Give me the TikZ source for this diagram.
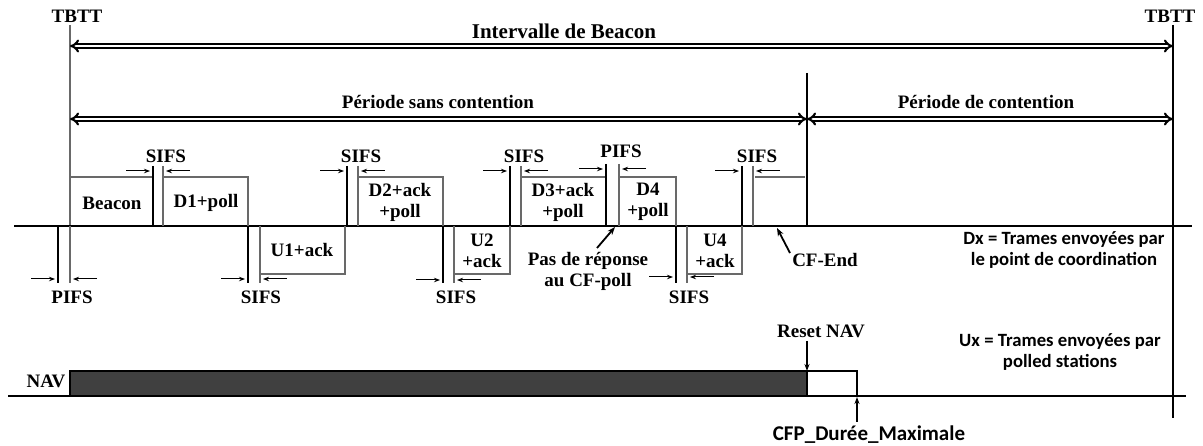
\documentclass[tikz,border=0pt]{standalone}
\usepackage{fontspec}
\setmainfont{Liberation Serif}
\newfontfamily\calib{Carlito}
\usetikzlibrary{arrows.meta}
\definecolor{boxgray}{RGB}{105,105,105}
\definecolor{navfill}{RGB}{64,64,64}
\begin{document}
\begin{tikzpicture}[x=1pt,y=-1pt,
  lbl/.style={font=\fontsize{19}{21}\selectfont\bfseries, inner sep=0pt, align=center},
  biglbl/.style={font=\fontsize{21}{24}\selectfont\bfseries, inner sep=0pt, align=center},
  slbl/.style={font=\fontsize{18.7}{21}\calib\bfseries, inner sep=0pt, align=center},
  framebox/.style={draw=boxgray, line width=1.2pt},
  mkline/.style={draw=black, line width=1.2pt},
  axisline/.style={draw=black, line width=1.2pt},
  dbl/.style={double, double distance=2pt, line width=2.1pt, {Implies}-{Implies}},
  sarr/.style={-{Stealth[length=6pt,width=4.5pt]}, line width=1pt},
  bigarr/.style={-{Stealth[length=8pt,width=6pt]}, line width=1.8pt},
  navarr/.style={-{Stealth[length=7pt,width=5pt]}, line width=1.3pt}
]
\useasboundingbox (0,0) rectangle (1203,446);

% vertical reference lines
\draw[draw=boxgray, line width=1.2pt] (70,25) -- (70,283);
\draw[axisline] (1173,25) -- (1173,418);
\draw[axisline] (807,73) -- (807,226);

% top labels and interval arrows
\node[lbl] (tbttl) at (77,16) {TBTT};
\node[lbl] (tbttr) at (1170,16) {TBTT};
\node[biglbl] (ib) at (564,31) {Intervalle de Beacon};
\coordinate (ibL) at (70,46);
\coordinate (ibR) at (1173,46);
\draw[dbl] (ibL) -- (ibR);
\node[lbl] (psc) at (438,102) {Période sans contention};
\node[lbl] (pdc) at (986,102) {Période de contention};
\coordinate (pL) at (70,119);
\coordinate (pM) at (807,119);
\coordinate (pR) at (1173,119);
\draw[dbl] (pL) -- (pM);
\draw[dbl] (pM) -- (pR);

% main time line
\draw[axisline] (14,226) -- (1192,226);

% frames above the line
\draw[framebox] (70,177) -- (153,177);
\draw[framebox] (163,226) -- (163,177) -- (248,177) -- (248,226);
\draw[framebox] (358,226) -- (358,177) -- (443,177) -- (443,226);
\draw[framebox] (521,226) -- (521,177) -- (606,177) -- (606,226);
\draw[framebox] (619,226) -- (619,177) -- (676,177) -- (676,226);
\draw[framebox] (755,177) -- (805,177);
% frames below the line
\draw[framebox] (260,226) -- (260,274) -- (345,274) -- (345,226);
\draw[framebox] (454,226) -- (454,274) -- (510,274) -- (510,226);
\draw[framebox] (687,226) -- (687,274) -- (742,274) -- (742,226);

% frame labels
\node[lbl] (beacon) at (112,203) {Beacon};
\node[lbl] (d1) at (206,203) {D1+poll};
\node[lbl] (d2) at (400,202) {D2+ack\\+poll};
\node[lbl] (d3) at (563,202) {D3+ack\\+poll};
\node[lbl] (d4) at (648,202) {D4\\+poll};
\node[lbl] (u1) at (302,250) {U1+ack};
\node[lbl] (u2) at (482,251) {U2\\+ack};
\node[lbl] (u4) at (715,251) {U4\\+ack};

% interframe spaces above the line: a/b/top/arrow y
\foreach \a/\b/\yt/\ya in {153/163/166/171, 347/358/166/171, 510/521/166/171, 606/619/164/169, 742/753/166/171}{
  \draw[mkline] (\a,\yt) -- (\a,226);
  \draw[framebox] (\b,\yt) -- (\b,226);
  \draw[sarr] (\a-27,\ya) -- (\a-3,\ya);
  \draw[sarr] (\b+27,\ya) -- (\b+3,\ya);
}
% interframe spaces below the line
\foreach \a/\b/\yb/\ya in {58/70/283/279, 248/260/283/279, 443/454/283/280, 676/687/283/277}{
  \draw[mkline] (\a,226) -- (\a,\yb);
  \draw[framebox] (\b,226) -- (\b,\yb);
  \draw[sarr] (\a-27,\ya) -- (\a-3,\ya);
  \draw[sarr] (\b+27,\ya) -- (\b+3,\ya);
}

\node[lbl] (s1) at (166,156) {SIFS};
\node[lbl] (s3) at (361,156) {SIFS};
\node[lbl] (s5) at (524,156) {SIFS};
\node[lbl] (p2) at (621,151) {PIFS};
\node[lbl] (s7) at (757,156) {SIFS};
\node[lbl] (p1) at (72,297) {PIFS};
\node[lbl] (s2) at (261,297) {SIFS};
\node[lbl] (s4) at (456,297) {SIFS};
\node[lbl] (s6) at (689,297) {SIFS};

% annotations
\node[lbl] (pas) at (588,271) {Pas de réponse\\au CF-poll};
\coordinate (pasT) at (597,248);
\coordinate (pasH) at (615,227);
\draw[bigarr] (pasT) -- (pasH);
\node[lbl] (cfend) at (825,260) {CF-End};
\coordinate (cfT) at (790,253);
\coordinate (cfH) at (777,228);
\draw[bigarr] (cfT) -- (cfH);

\node[slbl] (dx) at (1064,250) {Dx = Trames envoyées par\\le point de coordination};
\node[slbl] (ux) at (1060,352) {Ux = Trames envoyées par\\polled stations};

% NAV
\draw[axisline] (8,396) -- (1186,396);
\node[lbl] (navl) at (46,381) {NAV};
\draw[fill=navfill, draw=black, line width=1.8pt] (70,371) rectangle (807,396);
\draw[fill=white, draw=black, line width=1.8pt] (807,371) rectangle (857,396);
\node[lbl] (reset) at (821,331) {Reset NAV};
\coordinate (rsT) at (807,341);
\coordinate (rsH) at (807,371);
\draw[navarr] (rsT) -- (rsH);
\node[font=\fontsize{21}{24}\calib\bfseries, inner sep=0pt] (cfp) at (869,435) {CFP\_Durée\_Maximale};
\coordinate (cfpT) at (857,422);
\coordinate (cfpH) at (857,397);
\draw[navarr] (cfpT) -- (cfpH);
\end{tikzpicture}
\end{document}
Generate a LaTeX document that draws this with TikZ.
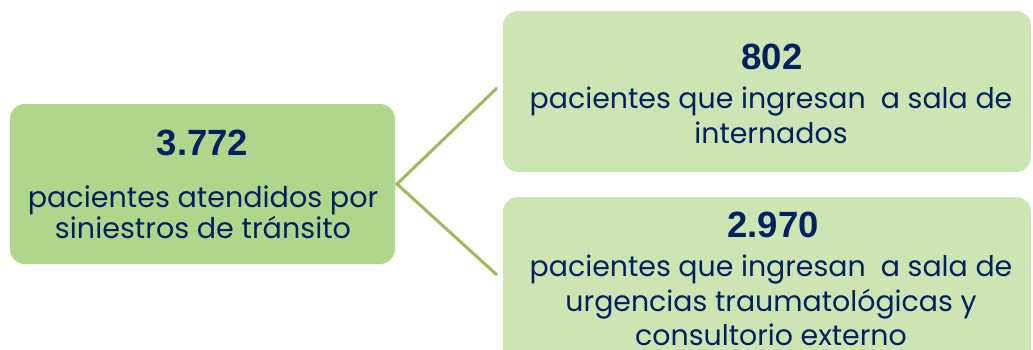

» **WHAT TO WORK ON**:
Without the pictures, repeat the entries above line by line, from the first through the one that contains "(14,226) -- (1192,226);", both ends included.

» **WRITTEN ANSWER**:
Give me the TikZ source for this diagram.
\documentclass[tikz,border=0pt]{standalone}
\usepackage{fontspec}
\setmainfont{Liberation Serif}
\newfontfamily\calib{Carlito}
\usetikzlibrary{arrows.meta}
\definecolor{boxgray}{RGB}{105,105,105}
\definecolor{navfill}{RGB}{64,64,64}
\begin{document}
\begin{tikzpicture}[x=1pt,y=-1pt,
  lbl/.style={font=\fontsize{19}{21}\selectfont\bfseries, inner sep=0pt, align=center},
  biglbl/.style={font=\fontsize{21}{24}\selectfont\bfseries, inner sep=0pt, align=center},
  slbl/.style={font=\fontsize{18.7}{21}\calib\bfseries, inner sep=0pt, align=center},
  framebox/.style={draw=boxgray, line width=1.2pt},
  mkline/.style={draw=black, line width=1.2pt},
  axisline/.style={draw=black, line width=1.2pt},
  dbl/.style={double, double distance=2pt, line width=2.1pt, {Implies}-{Implies}},
  sarr/.style={-{Stealth[length=6pt,width=4.5pt]}, line width=1pt},
  bigarr/.style={-{Stealth[length=8pt,width=6pt]}, line width=1.8pt},
  navarr/.style={-{Stealth[length=7pt,width=5pt]}, line width=1.3pt}
]
\useasboundingbox (0,0) rectangle (1203,446);

% vertical reference lines
\draw[draw=boxgray, line width=1.2pt] (70,25) -- (70,283);
\draw[axisline] (1173,25) -- (1173,418);
\draw[axisline] (807,73) -- (807,226);

% top labels and interval arrows
\node[lbl] (tbttl) at (77,16) {TBTT};
\node[lbl] (tbttr) at (1170,16) {TBTT};
\node[biglbl] (ib) at (564,31) {Intervalle de Beacon};
\coordinate (ibL) at (70,46);
\coordinate (ibR) at (1173,46);
\draw[dbl] (ibL) -- (ibR);
\node[lbl] (psc) at (438,102) {Période sans contention};
\node[lbl] (pdc) at (986,102) {Période de contention};
\coordinate (pL) at (70,119);
\coordinate (pM) at (807,119);
\coordinate (pR) at (1173,119);
\draw[dbl] (pL) -- (pM);
\draw[dbl] (pM) -- (pR);

% main time line
\draw[axisline] (14,226) -- (1192,226);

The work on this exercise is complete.